BEGIN

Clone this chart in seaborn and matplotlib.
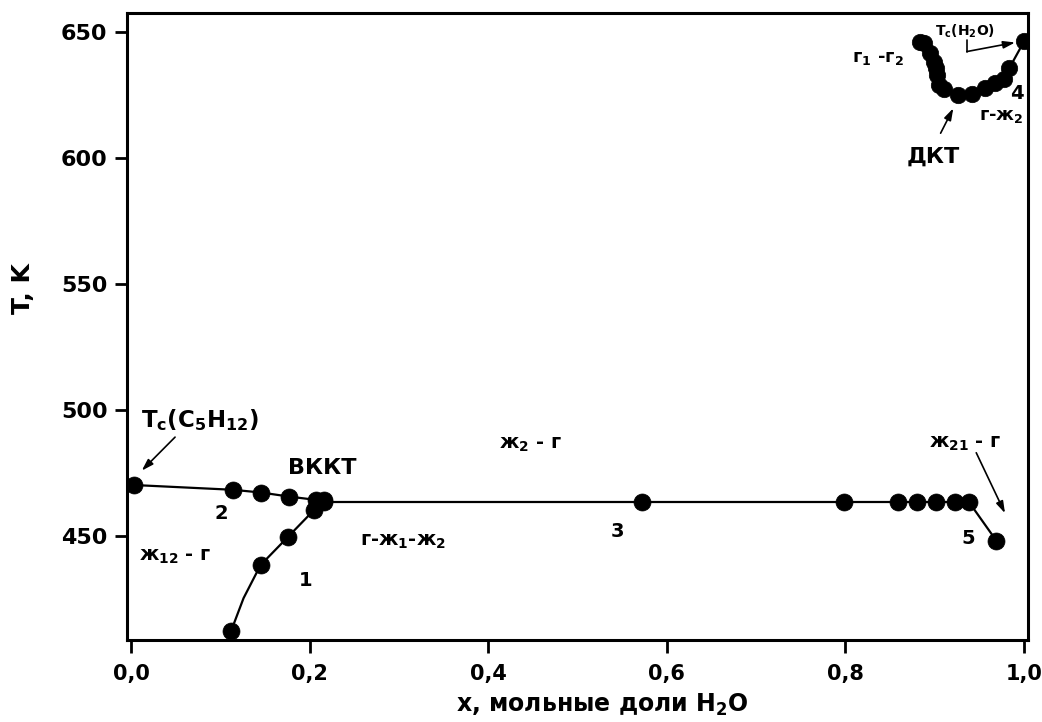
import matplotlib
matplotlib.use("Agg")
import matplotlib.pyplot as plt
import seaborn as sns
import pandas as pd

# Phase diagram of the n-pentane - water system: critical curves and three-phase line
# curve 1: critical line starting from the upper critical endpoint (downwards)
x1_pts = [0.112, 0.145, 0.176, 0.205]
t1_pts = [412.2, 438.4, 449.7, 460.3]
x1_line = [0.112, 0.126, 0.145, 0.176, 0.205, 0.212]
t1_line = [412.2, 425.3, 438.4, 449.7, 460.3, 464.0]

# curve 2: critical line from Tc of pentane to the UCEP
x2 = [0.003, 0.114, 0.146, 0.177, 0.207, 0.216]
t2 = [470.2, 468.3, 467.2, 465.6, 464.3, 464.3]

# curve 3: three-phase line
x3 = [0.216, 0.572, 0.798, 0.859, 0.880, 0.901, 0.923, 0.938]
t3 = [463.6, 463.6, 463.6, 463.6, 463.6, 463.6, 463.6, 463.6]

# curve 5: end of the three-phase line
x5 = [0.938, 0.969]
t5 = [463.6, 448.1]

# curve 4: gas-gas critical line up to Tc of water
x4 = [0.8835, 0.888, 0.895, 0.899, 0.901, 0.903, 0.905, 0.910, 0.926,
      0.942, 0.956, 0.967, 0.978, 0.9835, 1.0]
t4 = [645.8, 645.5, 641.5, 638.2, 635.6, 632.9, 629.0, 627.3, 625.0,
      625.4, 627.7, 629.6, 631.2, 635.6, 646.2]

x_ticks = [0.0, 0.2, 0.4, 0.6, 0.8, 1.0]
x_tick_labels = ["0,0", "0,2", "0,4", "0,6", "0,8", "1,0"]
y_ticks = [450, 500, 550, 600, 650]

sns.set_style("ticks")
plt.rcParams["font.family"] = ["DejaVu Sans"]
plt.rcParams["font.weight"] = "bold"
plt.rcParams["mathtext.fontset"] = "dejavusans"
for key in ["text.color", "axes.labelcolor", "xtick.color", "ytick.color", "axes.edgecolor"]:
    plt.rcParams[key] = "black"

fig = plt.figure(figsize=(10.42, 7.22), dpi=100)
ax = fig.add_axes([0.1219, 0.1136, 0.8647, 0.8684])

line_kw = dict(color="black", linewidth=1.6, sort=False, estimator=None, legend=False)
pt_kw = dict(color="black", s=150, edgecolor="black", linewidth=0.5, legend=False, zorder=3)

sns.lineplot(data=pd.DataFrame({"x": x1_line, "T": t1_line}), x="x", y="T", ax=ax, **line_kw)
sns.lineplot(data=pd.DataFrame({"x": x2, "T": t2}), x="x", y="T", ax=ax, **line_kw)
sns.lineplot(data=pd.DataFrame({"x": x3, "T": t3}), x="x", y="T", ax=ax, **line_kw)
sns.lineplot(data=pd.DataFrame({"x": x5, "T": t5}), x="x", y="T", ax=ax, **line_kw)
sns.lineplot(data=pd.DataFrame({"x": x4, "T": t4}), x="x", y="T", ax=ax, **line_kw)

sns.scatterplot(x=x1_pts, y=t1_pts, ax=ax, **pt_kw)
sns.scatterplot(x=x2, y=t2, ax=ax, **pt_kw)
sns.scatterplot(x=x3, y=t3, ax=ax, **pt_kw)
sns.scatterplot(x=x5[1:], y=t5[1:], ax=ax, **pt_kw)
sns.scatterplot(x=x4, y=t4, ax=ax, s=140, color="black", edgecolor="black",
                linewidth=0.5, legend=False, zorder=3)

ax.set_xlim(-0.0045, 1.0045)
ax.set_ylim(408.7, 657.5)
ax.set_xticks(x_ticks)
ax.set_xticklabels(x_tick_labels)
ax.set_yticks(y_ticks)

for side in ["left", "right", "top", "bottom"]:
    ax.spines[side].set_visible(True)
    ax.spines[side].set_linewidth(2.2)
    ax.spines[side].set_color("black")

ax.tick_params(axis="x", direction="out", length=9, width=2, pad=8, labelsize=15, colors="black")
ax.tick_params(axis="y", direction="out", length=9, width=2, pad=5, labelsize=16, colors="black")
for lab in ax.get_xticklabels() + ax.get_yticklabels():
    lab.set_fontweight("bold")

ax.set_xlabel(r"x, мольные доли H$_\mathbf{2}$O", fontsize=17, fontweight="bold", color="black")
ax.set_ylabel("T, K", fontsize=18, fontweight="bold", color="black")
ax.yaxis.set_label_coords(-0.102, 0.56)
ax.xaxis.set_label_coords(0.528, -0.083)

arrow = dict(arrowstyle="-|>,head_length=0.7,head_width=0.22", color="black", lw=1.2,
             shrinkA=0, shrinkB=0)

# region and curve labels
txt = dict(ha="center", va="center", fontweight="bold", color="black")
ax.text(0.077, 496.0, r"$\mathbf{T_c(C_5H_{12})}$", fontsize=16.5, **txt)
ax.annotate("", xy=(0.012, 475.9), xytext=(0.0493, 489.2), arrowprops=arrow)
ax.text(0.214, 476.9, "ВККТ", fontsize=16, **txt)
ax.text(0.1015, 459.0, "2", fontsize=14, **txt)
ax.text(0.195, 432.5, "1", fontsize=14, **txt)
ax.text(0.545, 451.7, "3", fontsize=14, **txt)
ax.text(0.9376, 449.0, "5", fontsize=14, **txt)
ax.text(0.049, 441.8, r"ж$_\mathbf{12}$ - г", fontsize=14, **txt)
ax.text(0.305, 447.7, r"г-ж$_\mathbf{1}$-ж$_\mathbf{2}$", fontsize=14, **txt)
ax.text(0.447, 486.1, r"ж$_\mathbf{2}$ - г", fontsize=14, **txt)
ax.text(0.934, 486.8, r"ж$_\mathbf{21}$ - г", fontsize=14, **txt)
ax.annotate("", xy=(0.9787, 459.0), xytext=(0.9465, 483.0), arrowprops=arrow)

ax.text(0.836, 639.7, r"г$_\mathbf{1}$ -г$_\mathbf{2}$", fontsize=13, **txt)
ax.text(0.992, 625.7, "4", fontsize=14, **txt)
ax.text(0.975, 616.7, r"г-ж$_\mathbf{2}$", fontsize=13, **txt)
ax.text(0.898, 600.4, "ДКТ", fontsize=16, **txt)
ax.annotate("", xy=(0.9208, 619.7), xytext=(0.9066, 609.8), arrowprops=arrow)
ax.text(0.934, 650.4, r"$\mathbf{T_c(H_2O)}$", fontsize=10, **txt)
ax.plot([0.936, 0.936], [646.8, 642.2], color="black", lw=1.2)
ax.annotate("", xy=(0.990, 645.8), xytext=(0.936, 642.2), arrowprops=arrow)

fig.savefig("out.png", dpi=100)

END
BEGIN

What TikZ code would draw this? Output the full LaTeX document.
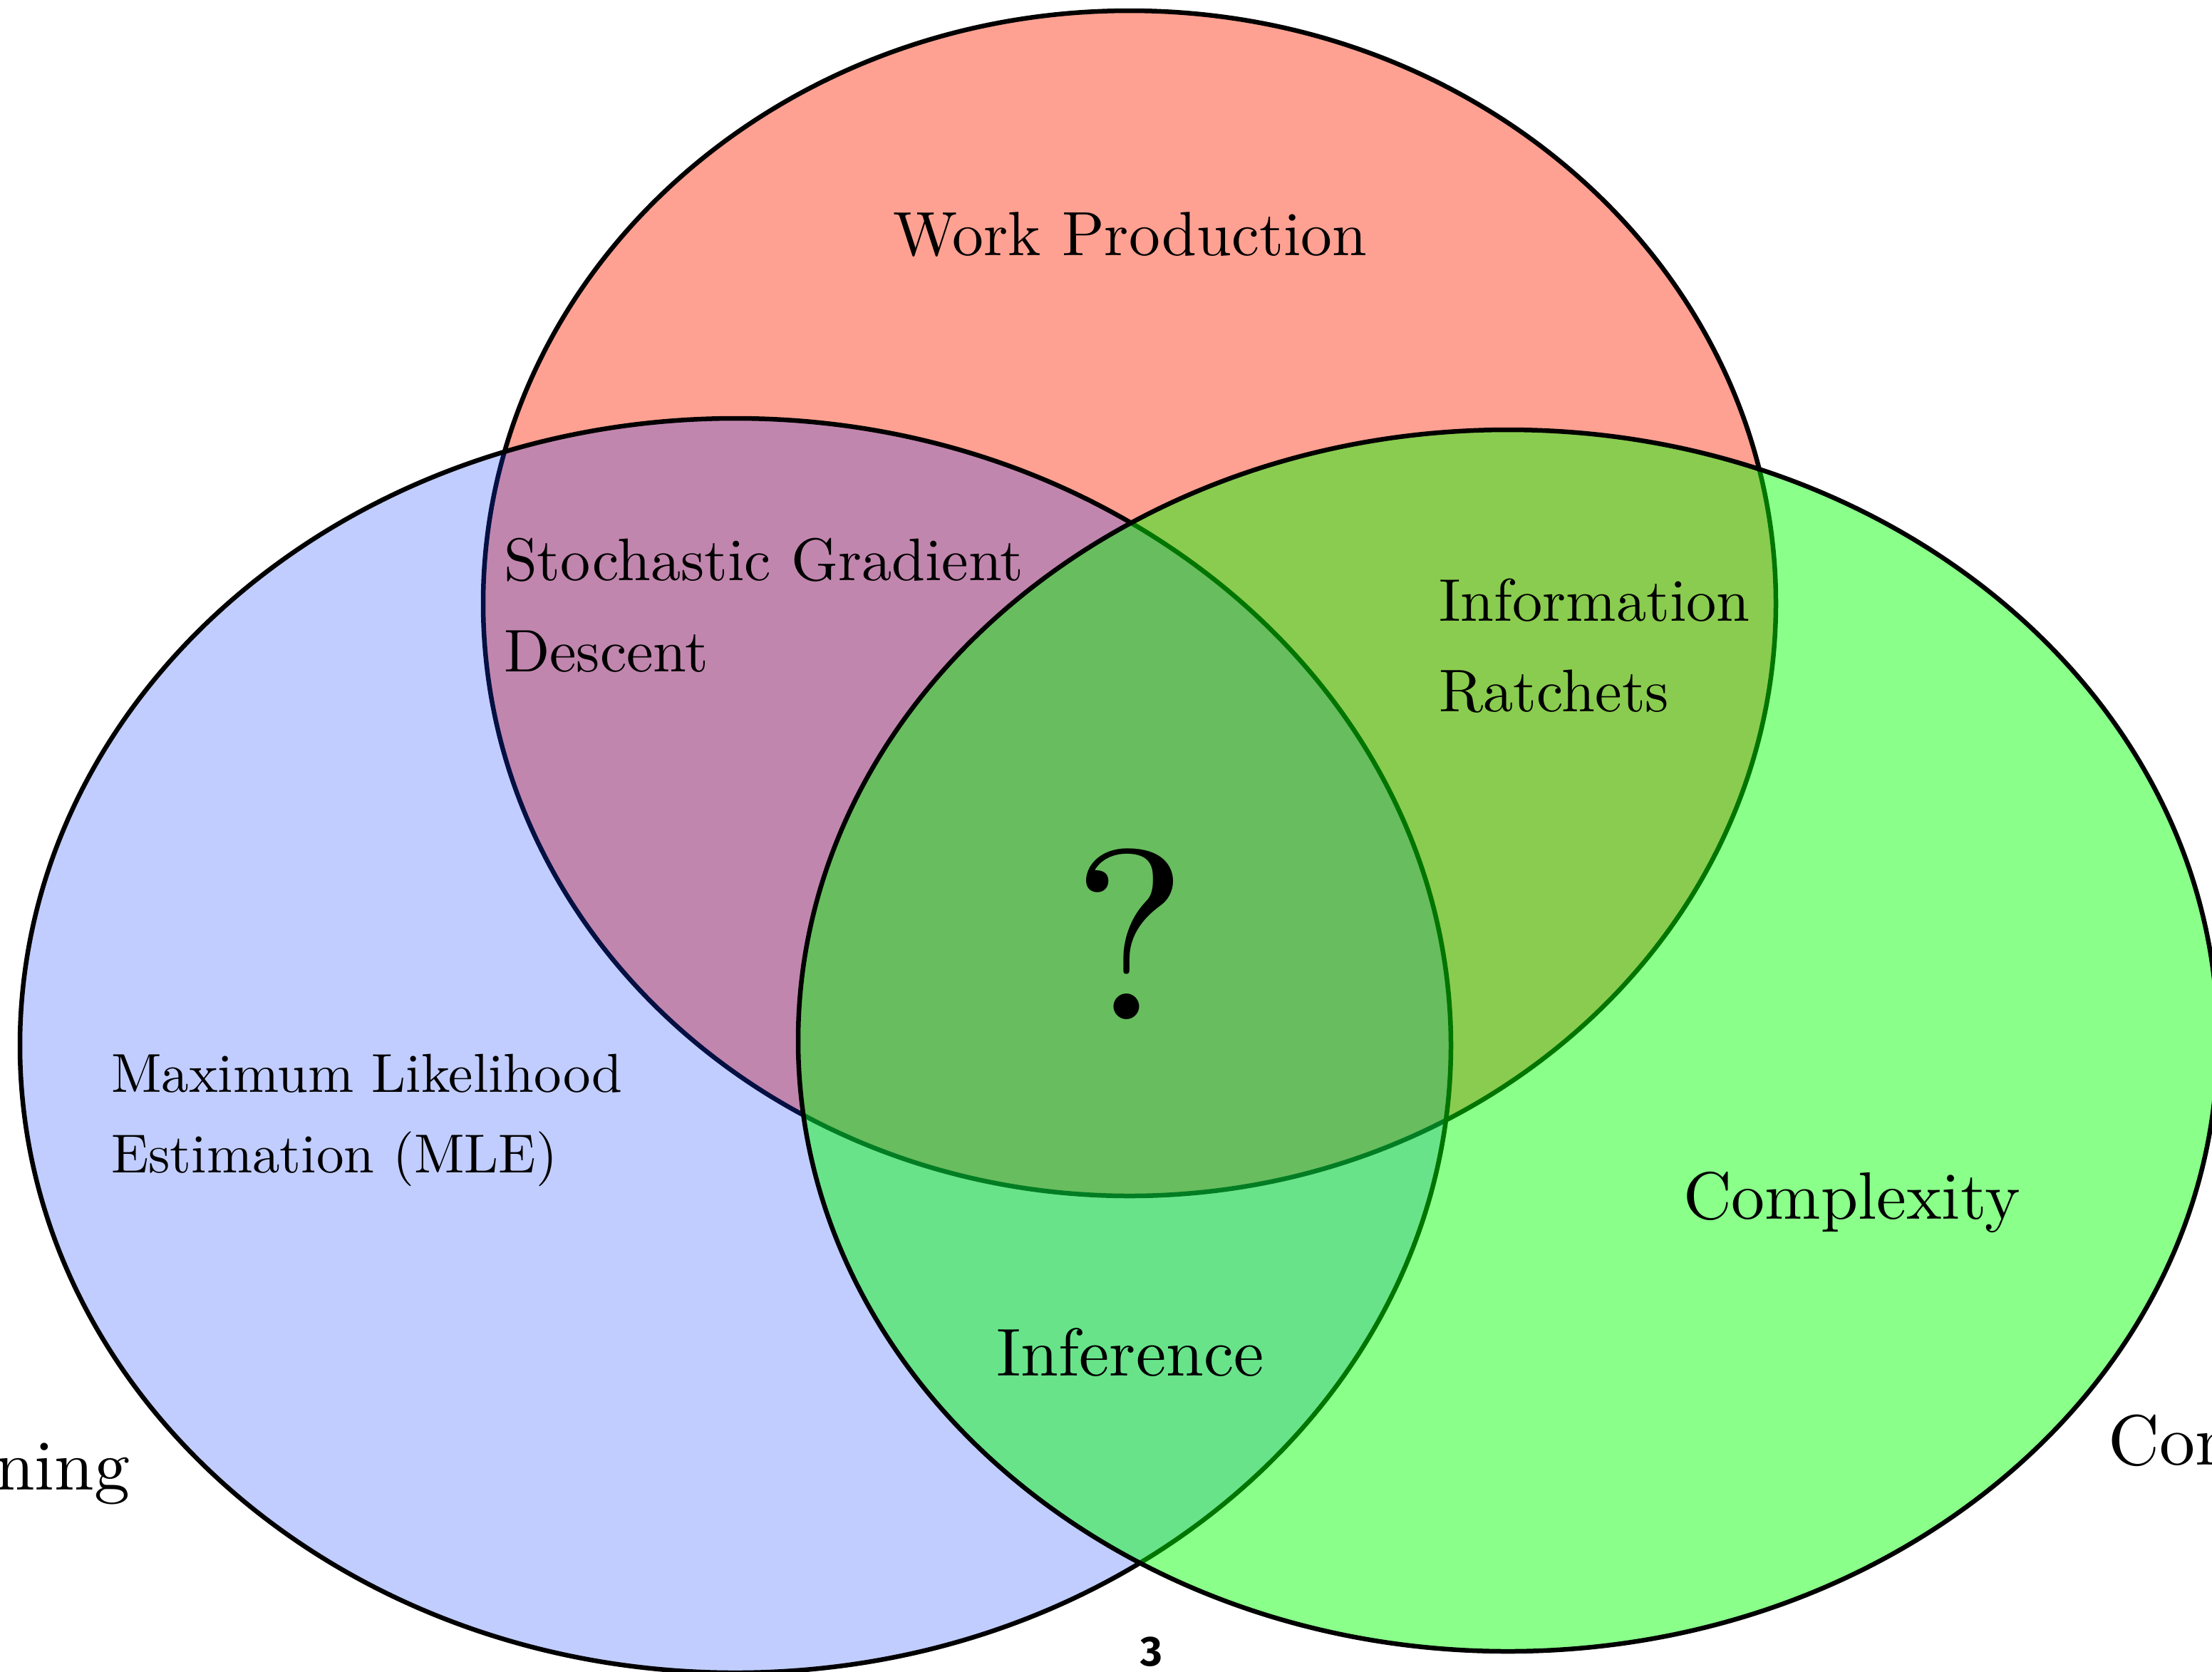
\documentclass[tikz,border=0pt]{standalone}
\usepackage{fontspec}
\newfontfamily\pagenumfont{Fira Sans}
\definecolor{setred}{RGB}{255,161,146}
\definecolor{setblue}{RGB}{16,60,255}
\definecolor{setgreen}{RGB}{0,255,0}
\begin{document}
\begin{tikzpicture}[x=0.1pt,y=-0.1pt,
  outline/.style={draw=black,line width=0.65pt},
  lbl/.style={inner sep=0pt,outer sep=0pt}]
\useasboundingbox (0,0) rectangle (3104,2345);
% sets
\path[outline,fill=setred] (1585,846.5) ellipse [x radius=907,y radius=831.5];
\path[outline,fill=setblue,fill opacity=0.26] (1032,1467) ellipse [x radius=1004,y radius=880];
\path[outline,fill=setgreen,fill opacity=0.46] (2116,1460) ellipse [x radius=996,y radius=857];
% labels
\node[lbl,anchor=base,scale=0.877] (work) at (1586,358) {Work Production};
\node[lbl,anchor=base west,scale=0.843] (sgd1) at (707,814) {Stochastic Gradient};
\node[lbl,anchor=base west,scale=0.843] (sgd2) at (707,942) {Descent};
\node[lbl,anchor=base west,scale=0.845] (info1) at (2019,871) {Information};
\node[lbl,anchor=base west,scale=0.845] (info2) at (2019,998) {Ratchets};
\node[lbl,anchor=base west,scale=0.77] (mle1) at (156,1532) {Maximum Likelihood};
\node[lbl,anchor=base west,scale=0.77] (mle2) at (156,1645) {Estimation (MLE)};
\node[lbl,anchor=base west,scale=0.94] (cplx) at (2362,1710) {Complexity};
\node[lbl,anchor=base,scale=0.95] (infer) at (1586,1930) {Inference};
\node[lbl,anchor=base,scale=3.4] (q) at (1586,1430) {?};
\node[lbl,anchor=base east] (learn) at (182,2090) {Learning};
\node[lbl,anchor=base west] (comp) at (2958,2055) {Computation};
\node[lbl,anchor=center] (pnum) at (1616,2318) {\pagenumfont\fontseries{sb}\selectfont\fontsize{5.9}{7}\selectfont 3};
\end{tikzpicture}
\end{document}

END

STATED GOAL
In the listing above, find the line with "Clone this chart in seaborn and matplotlib." and the line with "t3 = [463.6, 463.6, 463.6, 463.6, 463.6, 463.6, 463.6, 463.6]". Copy both of them and every line between, exactly, but not the pictures.

RESULT
Clone this chart in seaborn and matplotlib.
import matplotlib
matplotlib.use("Agg")
import matplotlib.pyplot as plt
import seaborn as sns
import pandas as pd

# Phase diagram of the n-pentane - water system: critical curves and three-phase line
# curve 1: critical line starting from the upper critical endpoint (downwards)
x1_pts = [0.112, 0.145, 0.176, 0.205]
t1_pts = [412.2, 438.4, 449.7, 460.3]
x1_line = [0.112, 0.126, 0.145, 0.176, 0.205, 0.212]
t1_line = [412.2, 425.3, 438.4, 449.7, 460.3, 464.0]

# curve 2: critical line from Tc of pentane to the UCEP
x2 = [0.003, 0.114, 0.146, 0.177, 0.207, 0.216]
t2 = [470.2, 468.3, 467.2, 465.6, 464.3, 464.3]

# curve 3: three-phase line
x3 = [0.216, 0.572, 0.798, 0.859, 0.880, 0.901, 0.923, 0.938]
t3 = [463.6, 463.6, 463.6, 463.6, 463.6, 463.6, 463.6, 463.6]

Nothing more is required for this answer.